Former missionary Ilse Reimer married Fritz Ebert in Kolberg on 20 June 1941 (I. Reimer Ebert)
It is highly probable that all members of the Kolberg Branch were evicted from their homes in the year that followed the war, during which time the territory was ceded to Poland. With the members gone, the Kolberg Branch slipped into obscurity by the summer of 1946. No members of the Kolberg Branch are known to have died during World War II.
Notes
[1] Presiding Bishopric, “Financial, Statistical, and Historical Reports of Wards, Stakes, and Missions, 1884–1955,” CR 4 12, 257.
[2] East German Mission Quarterly Reports, 1938, no. 10, East German Mission History.
[3] Ibid., no. 14.
[4] Ibid., no. 17.
[5] Ibid., no. 19.
[6] Ibid., no. 42.
[7] Ibid., no. 43.
[8] Ibid., no. 47.
[9] Ibid., 1939, no. 56.
[10] Wynn S. Andersen, interview by the author, Brigham City, Utah, October 19, 2006.

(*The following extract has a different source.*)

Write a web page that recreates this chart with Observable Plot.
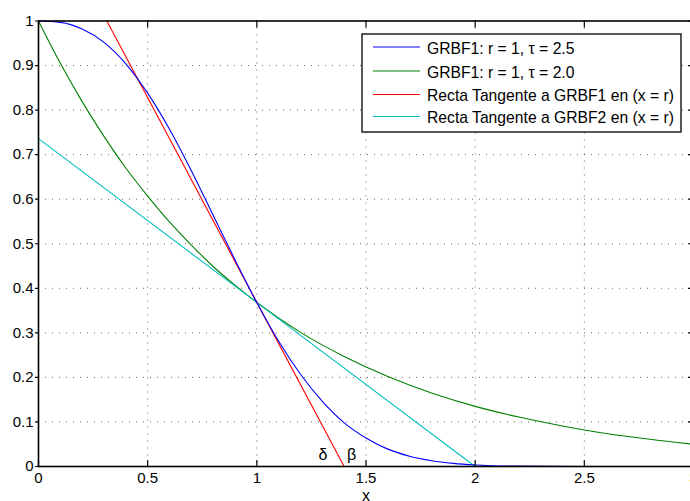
<!DOCTYPE html>
<html>
<head>
<meta charset="utf-8">
<script src="https://cdn.jsdelivr.net/npm/d3@7"></script>
<script src="https://cdn.jsdelivr.net/npm/@observablehq/plot@0.6"></script>
<style>
  html, body { margin: 0; padding: 0; background: #fff; overflow: hidden; }
  #chart { position: relative; width: 690px; height: 501px; overflow: hidden; }
  #chart svg { position: absolute; left: 0; top: 0; }
</style>
</head>
<body>
<div id="chart"></div>
<script>
// GRBF curves, r = 1
const blueX = [0, 0.1, 0.2, 0.3, 0.4, 0.5, 0.6, 0.7, 0.8, 0.9, 1.0, 1.1, 1.2, 1.3, 1.4, 1.5, 1.6, 1.7, 1.8, 1.9, 2.0, 2.2, 2.5, 3.0];
const blueY = [1, 0.997, 0.982, 0.952, 0.904, 0.838, 0.757, 0.664, 0.564, 0.464, 0.368, 0.281, 0.207, 0.146, 0.098, 0.064, 0.039, 0.023, 0.013, 0.007, 0.0035, 0.0008, 0.0001, 0];

const greenX = [0, 0.1, 0.2, 0.3, 0.4, 0.5, 0.6, 0.7, 0.8, 0.9, 1.0, 1.2, 1.4, 1.6, 1.8, 2.0, 2.2, 2.4, 2.6, 2.8, 3.0];
const greenY = [1, 0.905, 0.819, 0.741, 0.670, 0.607, 0.549, 0.497, 0.449, 0.407, 0.368, 0.301, 0.247, 0.202, 0.165, 0.135, 0.111, 0.091, 0.074, 0.061, 0.050];

// tangent lines at x = r
const redX = [0.313, 1.4];
const redY = [1, 0];
const cyanX = [0, 2];
const cyanY = [0.736, 0];

// axis ticks
const xTicks = [0, 0.5, 1, 1.5, 2, 2.5, 3];
const yTicks = [0, 0.1, 0.2, 0.3, 0.4, 0.5, 0.6, 0.7, 0.8, 0.9, 1];

// annotation letters near the x axis
const noteText = ["δ", "β"];
const noteX = [1.303, 1.434];
const noteY = [0.027, 0.027];

const legendLabels = [
  "GRBF1: r = 1, τ = 2.5",
  "GRBF1: r = 1, τ = 2.0",
  "Recta Tangente a GRBF1 en (x = r)",
  "Recta Tangente a GRBF2 en (x = r)"
];
const colors = ["#0000ff", "#008000", "#ff0000", "#00bfbf"];

const toPts = (xs, ys) => xs.map((x, i) => ({x, y: ys[i]}));
const blue = toPts(blueX, blueY);
const green = toPts(greenX, greenY);
const red = toPts(redX, redY);
const cyan = toPts(cyanX, cyanY);
const notes = noteText.map((t, i) => ({t, x: noteX[i], y: noteY[i]}));

const font = "'Liberation Sans', Arial, Helvetica, sans-serif";
const tickShape = { draw(ctx, l) { ctx.moveTo(0, 0); ctx.lineTo(0, -l); } };
const grid = {stroke: "#555", strokeOpacity: 0.9, strokeWidth: 1, strokeDasharray: "1,6"};

const chart = Plot.plot({
  width: 696,
  height: 501,
  marginLeft: 38,
  marginRight: 3,
  marginTop: 20.5,
  marginBottom: 35,
  style: {fontFamily: font, fontSize: "14px", background: "#fff", color: "#000"},
  x: {domain: [0, 3], axis: null},
  y: {domain: [0, 1], axis: null},
  marks: [
    Plot.ruleX(xTicks.slice(1, -1), grid),
    Plot.ruleY(yTicks.slice(1, -1), grid),
    Plot.line(green, {x: "x", y: "y", stroke: colors[1], strokeWidth: 1.1, curve: "monotone-x"}),
    Plot.line(cyan, {x: "x", y: "y", stroke: colors[3], strokeWidth: 1.1}),
    Plot.line(red, {x: "x", y: "y", stroke: colors[2], strokeWidth: 1.1}),
    Plot.line(blue, {x: "x", y: "y", stroke: colors[0], strokeWidth: 1.1, curve: "monotone-x"}),
    Plot.frame({stroke: "#000", strokeWidth: 1.6}),
    // inward ticks on bottom and top, outward on left, inward on right
    Plot.vector(xTicks, {x: d => d, frameAnchor: "bottom", length: 6, anchor: "start", shape: tickShape, stroke: "#000", strokeWidth: 1.2}),
    Plot.vector(xTicks, {x: d => d, frameAnchor: "top", rotate: 180, length: 6, anchor: "start", shape: tickShape, stroke: "#000", strokeWidth: 1.2}),
    Plot.vector(yTicks, {y: d => d, frameAnchor: "left", rotate: -90, length: 3, anchor: "start", shape: tickShape, stroke: "#000", strokeWidth: 1.2}),
    Plot.vector(yTicks, {y: d => d, frameAnchor: "right", rotate: -90, length: 5, anchor: "start", shape: tickShape, stroke: "#000", strokeWidth: 1.2}),
    Plot.axisX(xTicks, {tickSize: 0, tickPadding: 6, fontSize: 15, label: null, tickFormat: d => String(d)}),
    Plot.axisY(yTicks, {tickSize: 0, tickPadding: 5, fontSize: 15, label: null, tickFormat: d => String(d)}),
    Plot.text(["x"], {frameAnchor: "bottom", dy: 29, fontSize: 16, lineAnchor: "middle"}),
    Plot.text(notes, {x: "x", y: "y", text: "t", fontSize: 16, lineAnchor: "middle"})
  ]
});
chart.style.maxWidth = "none";
const host = document.getElementById("chart");
host.appendChild(chart);

// legend box
const lg = d3.select(host).append("svg")
  .attr("width", 690).attr("height", 501)
  .style("pointer-events", "none");
const box = lg.append("g").attr("transform", "translate(362,34)");
box.append("rect").attr("x", 0).attr("y", 0).attr("width", 319).attr("height", 98)
  .attr("fill", "#fff").attr("stroke", "#000").attr("stroke-width", 1.3);
const rowY = [14.5, 38.5, 62, 84];
legendLabels.forEach((label, i) => {
  box.append("line").attr("x1", 11).attr("x2", 58).attr("y1", rowY[i] - 1.5).attr("y2", rowY[i] - 1.5)
    .attr("stroke", colors[i]).attr("stroke-width", 1.1);
  box.append("text").attr("x", 65).attr("y", rowY[i]).attr("dy", "0.35em")
    .attr("font-family", font).attr("font-size", 15.7).attr("fill", "#000").text(label);
});
</script>
</body>
</html>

[11] The term “tracting” describes the process of taking their message from door to door.
[12] Ilse Reimer Ebert, autobiography (unpublished), 16; private collection.
[13] Ibid., 16–17. For stories from her mission experience, see the East German Mission chapter.
[14] Herbert Klopfer to Ilse Reimer, letter, April 6, 1942; private collection; trans. the author.